Oil markets opened the week lower as OPEC+ countries, including Iraq, increased production more than expected for August. The Iraq oil prices move surprised traders and added pressure to prices already weighed down by global economic uncertainty.
Brent crude fell by $0.47 to reach $67.83 per barrel. Meanwhile, West Texas Intermediate dropped $0.95 to trade at $66.05 per barrel. The unexpected shift by OPEC+ created concerns about excess supply.
OPEC+, a group that includes Iraq, agreed to add 548,000 barrels per day (bpd) to the market in August. This output hike exceeded the previous monthly additions of 411,000 bpd for May through July and 138,000 bpd in April.
Energy experts now expect intensified competition among producers. Iraq, along with Saudi Arabia and others, will seek to regain market share, even if that strategy pushes prices down. RBC Capital analysts said the group’s latest decision would restore almost 80% of the 2.2 million bpd cuts previously agreed to by eight member countries.

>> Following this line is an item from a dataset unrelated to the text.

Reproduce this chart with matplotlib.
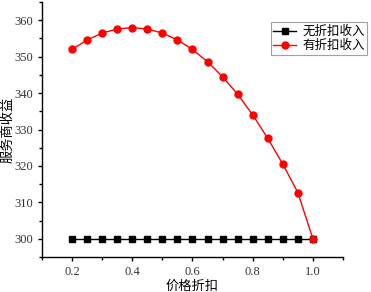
import matplotlib
matplotlib.use("Agg")
import matplotlib.pyplot as plt
from matplotlib.ticker import MultipleLocator

# price discount levels
discount = [0.2, 0.25, 0.3, 0.35, 0.4, 0.45, 0.5, 0.55, 0.6, 0.65,
            0.7, 0.75, 0.8, 0.85, 0.9, 0.95, 1.0]
# provider revenue without discount
no_disc = [300] * 17
# provider revenue with discount
with_disc = [352.0, 354.6, 356.5, 357.6, 358.0, 357.6, 356.5, 354.6, 352.0,
             348.6, 344.5, 339.7, 334.0, 327.6, 320.5, 312.7, 300.0]

cjk = ['Noto Sans CJK SC', 'DejaVu Sans']
num_font = 'Liberation Serif'

fig = plt.figure(figsize=(3.71, 2.92), dpi=100)
ax = fig.add_axes([0.1132, 0.1199, 0.8113, 0.873])

ax.plot(discount, no_disc, color='black', marker='s', markersize=4,
        linewidth=1, label='无折扣收入')
ax.plot(discount, with_disc, color='red', marker='o', markersize=5,
        linewidth=1, label='有折扣收入')

ax.set_xlim(0.1, 1.1)
ax.set_ylim(295, 365)
ax.xaxis.set_major_locator(MultipleLocator(0.2))
ax.xaxis.set_minor_locator(MultipleLocator(0.1))
ax.yaxis.set_major_locator(MultipleLocator(10))
ax.yaxis.set_minor_locator(MultipleLocator(5))
ax.tick_params(which='major', direction='out', length=3, width=1, labelsize=9)
ax.tick_params(which='minor', direction='out', length=2, width=1)
ax.set_xticks([0.2, 0.4, 0.6, 0.8, 1.0])
ax.set_xticklabels(['0.2', '0.4', '0.6', '0.8', '1.0'])
for lab in ax.get_xticklabels() + ax.get_yticklabels():
    lab.set_family(num_font)
    lab.set_color('#333333')

for side in ['top', 'right']:
    ax.spines[side].set_visible(False)
for side in ['left', 'bottom']:
    ax.spines[side].set_linewidth(1)

ax.set_xlabel('价格折扣', family=cjk, fontsize=9.5, labelpad=1)
ax.set_ylabel('服务商收益', family=cjk, fontsize=9.5)
ax.yaxis.set_label_coords(-0.093, 0.5)

leg = ax.legend(loc='upper right', bbox_to_anchor=(1.08, 0.92),
                prop={'family': cjk, 'size': 9}, frameon=True, fancybox=False,
                borderpad=0.2, handlelength=1.8, handletextpad=0.5,
                labelspacing=0.1, borderaxespad=0)
leg.get_frame().set_edgecolor('#888888')
leg.get_frame().set_linewidth(0.8)

fig.savefig('out.png', dpi=100)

However, most of the added supply still comes from Saudi Arabia. Iraq and other members have struggled to hit their full output targets. Despite this, Saudi Arabia signaled confidence in demand by raising its August price for Arab Light crude, especially for the Asian market.
Analysts at Goldman Sachs believe OPEC+ will raise production again in September. They expect a final hike of 550,000 bpd, to be announced during the next OPEC+ meeting.
Global concerns continue to dampen oil demand, particularly due to U.S. tariff policies. President Donald Trump hinted at possible delays in planned tariffs, but gave no specifics. He stated that some tariffs could reach up to 70%, while others may remain near 10%.
Market analysts worry that mixed signals on tariffs will slow global trade. A slowdown could reduce fuel demand worldwide. These developments may affect oil-producing countries like Iraq, which depend on stable prices to support their national budgets.
Priyanka Sachdeva, a senior market analyst, noted that tariff fears continue to dominate investor sentiment. She explained that a weaker U.S. dollar remains the only real support for oil prices at the moment.
As Iraq ramps up production with other OPEC+ members, the challenge lies in balancing higher output with falling prices. The global market now watches closely for the group’s next move.